Exercise brief: Set down the material below word for word, excluding the pictures.

Stored rows:
========================
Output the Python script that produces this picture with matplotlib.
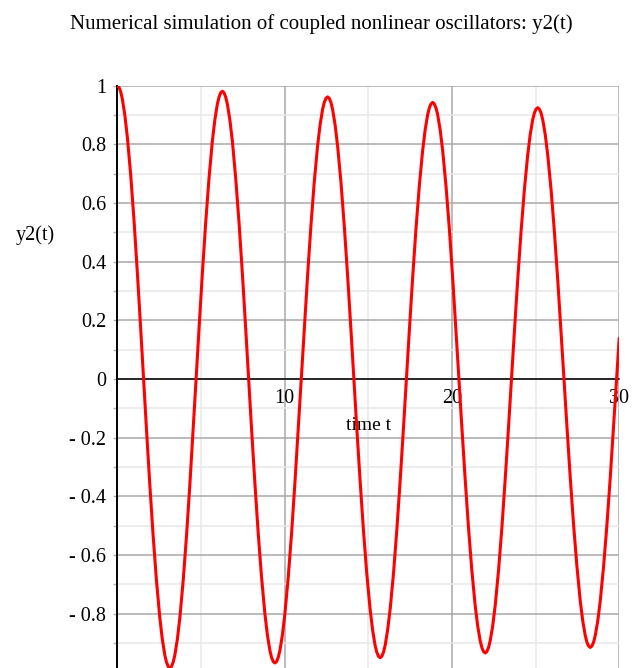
import matplotlib
matplotlib.use("Agg")
import matplotlib.pyplot as plt
from matplotlib.ticker import MultipleLocator, FixedLocator

plt.rcParams["font.family"] = ["Liberation Serif", "DejaVu Serif"]

# y2(t): dense around each peak / trough,
# sparser along the steep flanks, plus each zero crossing
t = [
    0.00, 0.10, 0.20, 0.30, 0.45, 0.60, 0.80, 1.00, 1.20, 1.40, 1.57,
    1.74, 1.94, 2.14, 2.34, 2.54, 2.69, 2.84, 2.94, 3.04, 3.14,
    3.24, 3.34, 3.44, 3.59, 3.74, 3.94, 4.14, 4.34, 4.54, 4.71,
    4.88, 5.08, 5.28, 5.48, 5.68, 5.83, 5.98, 6.08, 6.18, 6.28,
    6.38, 6.48, 6.58, 6.73, 6.88, 7.08, 7.28, 7.48, 7.68, 7.85,
    8.02, 8.22, 8.42, 8.62, 8.82, 8.97, 9.12, 9.22, 9.32, 9.42,
    9.52, 9.62, 9.72, 9.87, 10.02, 10.22, 10.42, 10.62, 10.82, 11.00,
    11.17, 11.37, 11.57, 11.77, 11.97, 12.12, 12.27, 12.37, 12.47, 12.57,
    12.67, 12.77, 12.87, 13.02, 13.17, 13.37, 13.57, 13.77, 13.97, 14.14,
    14.31, 14.51, 14.71, 14.91, 15.11, 15.26, 15.41, 15.51, 15.61, 15.71,
    15.81, 15.91, 16.01, 16.16, 16.31, 16.51, 16.71, 16.91, 17.11, 17.28,
    17.45, 17.65, 17.85, 18.05, 18.25, 18.40, 18.55, 18.65, 18.75, 18.85,
    18.95, 19.05, 19.15, 19.30, 19.45, 19.65, 19.85, 20.05, 20.25, 20.42,
    20.59, 20.79, 20.99, 21.19, 21.39, 21.54, 21.69, 21.79, 21.89, 21.99,
    22.09, 22.19, 22.29, 22.44, 22.59, 22.79, 22.99, 23.19, 23.39, 23.56,
    23.73, 23.93, 24.13, 24.33, 24.53, 24.68, 24.83, 24.93, 25.03, 25.13,
    25.23, 25.33, 25.43, 25.58, 25.73, 25.93, 26.13, 26.33, 26.53, 26.70,
    26.87, 27.07, 27.27, 27.47, 27.67, 27.82, 27.97, 28.07, 28.17, 28.27,
    28.37, 28.47, 28.57, 28.72, 28.87, 29.07, 29.27, 29.47, 29.67, 29.85,
    30.00,
]
y2 = [
    1.000, 0.995, 0.980, 0.955, 0.900, 0.825, 0.697, 0.540, 0.362, 0.170, 0.000,
    -0.167, -0.357, -0.532, -0.686, -0.813, -0.887, -0.941, -0.965, -0.980, -0.985,
    -0.980, -0.965, -0.941, -0.887, -0.813, -0.686, -0.532, -0.357, -0.167, 0.000,
    0.167, 0.356, 0.530, 0.683, 0.810, 0.883, 0.937, 0.961, 0.976, 0.981,
    0.976, 0.961, 0.937, 0.883, 0.810, 0.683, 0.530, 0.356, 0.167, 0.000,
    -0.165, -0.351, -0.523, -0.674, -0.799, -0.872, -0.925, -0.949, -0.963, -0.968,
    -0.963, -0.949, -0.925, -0.872, -0.799, -0.674, -0.523, -0.351, -0.165, 0.000,
    0.164, 0.349, 0.520, 0.670, 0.794, 0.866, 0.919, 0.943, 0.957, 0.962,
    0.957, 0.943, 0.919, 0.866, 0.794, 0.670, 0.520, 0.349, 0.164, 0.000,
    -0.162, -0.344, -0.513, -0.662, -0.784, -0.855, -0.908, -0.931, -0.945, -0.950,
    -0.945, -0.931, -0.908, -0.855, -0.784, -0.662, -0.513, -0.344, -0.162, 0.000,
    0.160, 0.342, 0.510, 0.657, 0.778, 0.849, 0.901, 0.924, 0.938, 0.943,
    0.938, 0.924, 0.901, 0.849, 0.778, 0.657, 0.510, 0.342, 0.160, 0.000,
    -0.159, -0.338, -0.505, -0.651, -0.771, -0.841, -0.892, -0.915, -0.929, -0.934,
    -0.929, -0.915, -0.892, -0.841, -0.771, -0.651, -0.505, -0.338, -0.159, 0.000,
    0.157, 0.335, 0.500, 0.644, 0.763, 0.833, 0.884, 0.907, 0.920, 0.925,
    0.920, 0.907, 0.884, 0.833, 0.763, 0.644, 0.500, 0.335, 0.157, 0.000,
    -0.156, -0.332, -0.494, -0.637, -0.755, -0.824, -0.874, -0.897, -0.910, -0.915,
    -0.910, -0.897, -0.874, -0.824, -0.755, -0.637, -0.494, -0.332, -0.156, 0.000,
    0.139,
]

xticks = [10, 20, 30]
yticks = [-0.8, -0.6, -0.4, -0.2, 0, 0.2, 0.4, 0.6, 0.8, 1]
ytick_labels = ["- 0.8", "- 0.6", "- 0.4", "- 0.2", "0", "0.2", "0.4", "0.6", "0.8", "1"]

W, H = 632, 668
fig = plt.figure(figsize=(W / 100, H / 100), dpi=100)
x0, x1, ytop = 117.3, 619.2, 85.7
ax = fig.add_axes([x0 / W, 0, (x1 - x0) / W, (H - ytop) / H])

ax.plot(t, y2, color="#ff0000", lw=2.2, zorder=5,
        solid_joinstyle="round", solid_capstyle="round")

ax.set_xlim(0, 30)
ax.set_ylim(-0.985, 1)

ax.xaxis.set_major_locator(FixedLocator(xticks))
ax.xaxis.set_minor_locator(MultipleLocator(5))
ax.set_yticks(yticks)
ax.set_yticklabels(ytick_labels)
ax.yaxis.set_minor_locator(MultipleLocator(0.1))

ax.grid(which="major", color="#a8a8a8", lw=1.1)
ax.grid(which="minor", color="#e8e8e8", lw=1.1)
ax.set_axisbelow(True)

for s in ["top", "right"]:
    ax.spines[s].set_visible(False)
ax.spines["left"].set_color("black")
ax.spines["left"].set_linewidth(1.4)
ax.spines["bottom"].set_position(("data", 0))
ax.spines["bottom"].set_linewidth(1.1)
ax.spines["bottom"].set_zorder(4)

ax.tick_params(axis="y", which="both", direction="out", length=3, width=1,
               color="#b0b0b0", pad=5, labelsize=14.5)
ax.tick_params(axis="x", which="both", length=0, pad=7, labelsize=14.5)

ax.text(15, -0.16, "time t", ha="center", va="center", fontsize=14)
fig.text(35 / W, 1 - 235 / H, "y2(t)", ha="center", va="center", fontsize=14.5)
fig.text(321.5 / W, 1 - 29 / H, "Numerical simulation of coupled nonlinear oscillators: y2(t)",
         ha="center", va="baseline", fontsize=15)

fig.savefig("out.png", dpi=100)
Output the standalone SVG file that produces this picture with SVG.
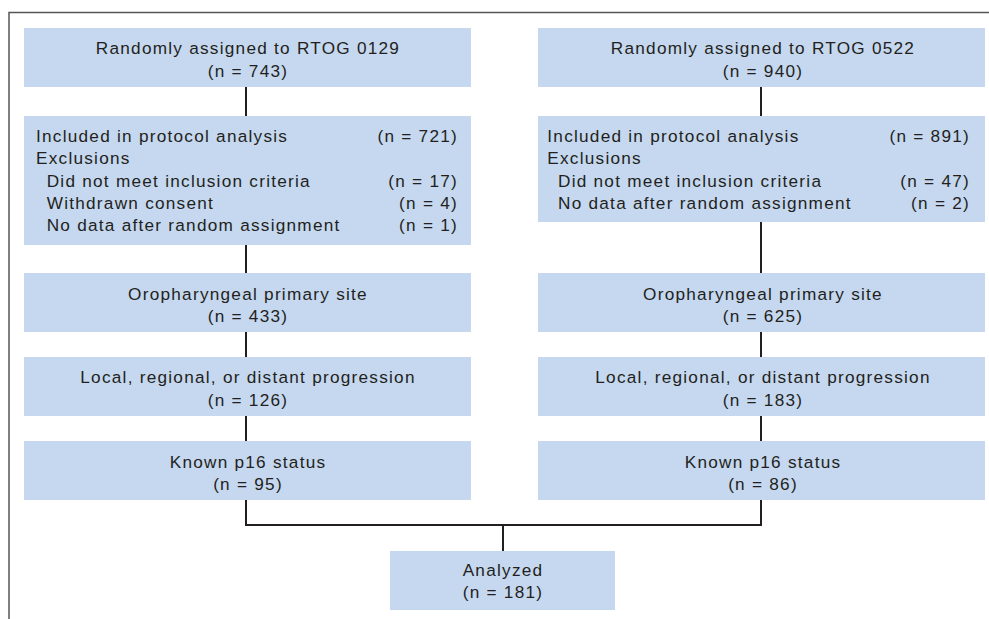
========================
Written solution:
Output the Python script that produces this picture with matplotlib.
import matplotlib
matplotlib.use("Agg")
import matplotlib.pyplot as plt
from matplotlib.ticker import MultipleLocator, FixedLocator

plt.rcParams["font.family"] = ["Liberation Serif", "DejaVu Serif"]

# y2(t): dense around each peak / trough,
# sparser along the steep flanks, plus each zero crossing
t = [
    0.00, 0.10, 0.20, 0.30, 0.45, 0.60, 0.80, 1.00, 1.20, 1.40, 1.57,
    1.74, 1.94, 2.14, 2.34, 2.54, 2.69, 2.84, 2.94, 3.04, 3.14,
    3.24, 3.34, 3.44, 3.59, 3.74, 3.94, 4.14, 4.34, 4.54, 4.71,
    4.88, 5.08, 5.28, 5.48, 5.68, 5.83, 5.98, 6.08, 6.18, 6.28,
    6.38, 6.48, 6.58, 6.73, 6.88, 7.08, 7.28, 7.48, 7.68, 7.85,
    8.02, 8.22, 8.42, 8.62, 8.82, 8.97, 9.12, 9.22, 9.32, 9.42,
    9.52, 9.62, 9.72, 9.87, 10.02, 10.22, 10.42, 10.62, 10.82, 11.00,
    11.17, 11.37, 11.57, 11.77, 11.97, 12.12, 12.27, 12.37, 12.47, 12.57,
    12.67, 12.77, 12.87, 13.02, 13.17, 13.37, 13.57, 13.77, 13.97, 14.14,
    14.31, 14.51, 14.71, 14.91, 15.11, 15.26, 15.41, 15.51, 15.61, 15.71,
    15.81, 15.91, 16.01, 16.16, 16.31, 16.51, 16.71, 16.91, 17.11, 17.28,
    17.45, 17.65, 17.85, 18.05, 18.25, 18.40, 18.55, 18.65, 18.75, 18.85,
    18.95, 19.05, 19.15, 19.30, 19.45, 19.65, 19.85, 20.05, 20.25, 20.42,
    20.59, 20.79, 20.99, 21.19, 21.39, 21.54, 21.69, 21.79, 21.89, 21.99,
    22.09, 22.19, 22.29, 22.44, 22.59, 22.79, 22.99, 23.19, 23.39, 23.56,
    23.73, 23.93, 24.13, 24.33, 24.53, 24.68, 24.83, 24.93, 25.03, 25.13,
    25.23, 25.33, 25.43, 25.58, 25.73, 25.93, 26.13, 26.33, 26.53, 26.70,
    26.87, 27.07, 27.27, 27.47, 27.67, 27.82, 27.97, 28.07, 28.17, 28.27,
    28.37, 28.47, 28.57, 28.72, 28.87, 29.07, 29.27, 29.47, 29.67, 29.85,
    30.00,
]
y2 = [
    1.000, 0.995, 0.980, 0.955, 0.900, 0.825, 0.697, 0.540, 0.362, 0.170, 0.000,
    -0.167, -0.357, -0.532, -0.686, -0.813, -0.887, -0.941, -0.965, -0.980, -0.985,
    -0.980, -0.965, -0.941, -0.887, -0.813, -0.686, -0.532, -0.357, -0.167, 0.000,
    0.167, 0.356, 0.530, 0.683, 0.810, 0.883, 0.937, 0.961, 0.976, 0.981,
    0.976, 0.961, 0.937, 0.883, 0.810, 0.683, 0.530, 0.356, 0.167, 0.000,
    -0.165, -0.351, -0.523, -0.674, -0.799, -0.872, -0.925, -0.949, -0.963, -0.968,
    -0.963, -0.949, -0.925, -0.872, -0.799, -0.674, -0.523, -0.351, -0.165, 0.000,
    0.164, 0.349, 0.520, 0.670, 0.794, 0.866, 0.919, 0.943, 0.957, 0.962,
    0.957, 0.943, 0.919, 0.866, 0.794, 0.670, 0.520, 0.349, 0.164, 0.000,
    -0.162, -0.344, -0.513, -0.662, -0.784, -0.855, -0.908, -0.931, -0.945, -0.950,
    -0.945, -0.931, -0.908, -0.855, -0.784, -0.662, -0.513, -0.344, -0.162, 0.000,
    0.160, 0.342, 0.510, 0.657, 0.778, 0.849, 0.901, 0.924, 0.938, 0.943,
    0.938, 0.924, 0.901, 0.849, 0.778, 0.657, 0.510, 0.342, 0.160, 0.000,
    -0.159, -0.338, -0.505, -0.651, -0.771, -0.841, -0.892, -0.915, -0.929, -0.934,
    -0.929, -0.915, -0.892, -0.841, -0.771, -0.651, -0.505, -0.338, -0.159, 0.000,
    0.157, 0.335, 0.500, 0.644, 0.763, 0.833, 0.884, 0.907, 0.920, 0.925,
    0.920, 0.907, 0.884, 0.833, 0.763, 0.644, 0.500, 0.335, 0.157, 0.000,
    -0.156, -0.332, -0.494, -0.637, -0.755, -0.824, -0.874, -0.897, -0.910, -0.915,
    -0.910, -0.897, -0.874, -0.824, -0.755, -0.637, -0.494, -0.332, -0.156, 0.000,
    0.139,
]

xticks = [10, 20, 30]
yticks = [-0.8, -0.6, -0.4, -0.2, 0, 0.2, 0.4, 0.6, 0.8, 1]
ytick_labels = ["- 0.8", "- 0.6", "- 0.4", "- 0.2", "0", "0.2", "0.4", "0.6", "0.8", "1"]

W, H = 632, 668
fig = plt.figure(figsize=(W / 100, H / 100), dpi=100)
x0, x1, ytop = 117.3, 619.2, 85.7
ax = fig.add_axes([x0 / W, 0, (x1 - x0) / W, (H - ytop) / H])

ax.plot(t, y2, color="#ff0000", lw=2.2, zorder=5,
        solid_joinstyle="round", solid_capstyle="round")

ax.set_xlim(0, 30)
ax.set_ylim(-0.985, 1)

ax.xaxis.set_major_locator(FixedLocator(xticks))
ax.xaxis.set_minor_locator(MultipleLocator(5))
ax.set_yticks(yticks)
ax.set_yticklabels(ytick_labels)
ax.yaxis.set_minor_locator(MultipleLocator(0.1))

ax.grid(which="major", color="#a8a8a8", lw=1.1)
ax.grid(which="minor", color="#e8e8e8", lw=1.1)
ax.set_axisbelow(True)

for s in ["top", "right"]:
    ax.spines[s].set_visible(False)
ax.spines["left"].set_color("black")
ax.spines["left"].set_linewidth(1.4)
ax.spines["bottom"].set_position(("data", 0))
ax.spines["bottom"].set_linewidth(1.1)
ax.spines["bottom"].set_zorder(4)

ax.tick_params(axis="y", which="both", direction="out", length=3, width=1,
               color="#b0b0b0", pad=5, labelsize=14.5)
ax.tick_params(axis="x", which="both", length=0, pad=7, labelsize=14.5)

ax.text(15, -0.16, "time t", ha="center", va="center", fontsize=14)
fig.text(35 / W, 1 - 235 / H, "y2(t)", ha="center", va="center", fontsize=14.5)
fig.text(321.5 / W, 1 - 29 / H, "Numerical simulation of coupled nonlinear oscillators: y2(t)",
         ha="center", va="baseline", fontsize=15)

fig.savefig("out.png", dpi=100)
Output the standalone SVG file that produces this picture with SVG.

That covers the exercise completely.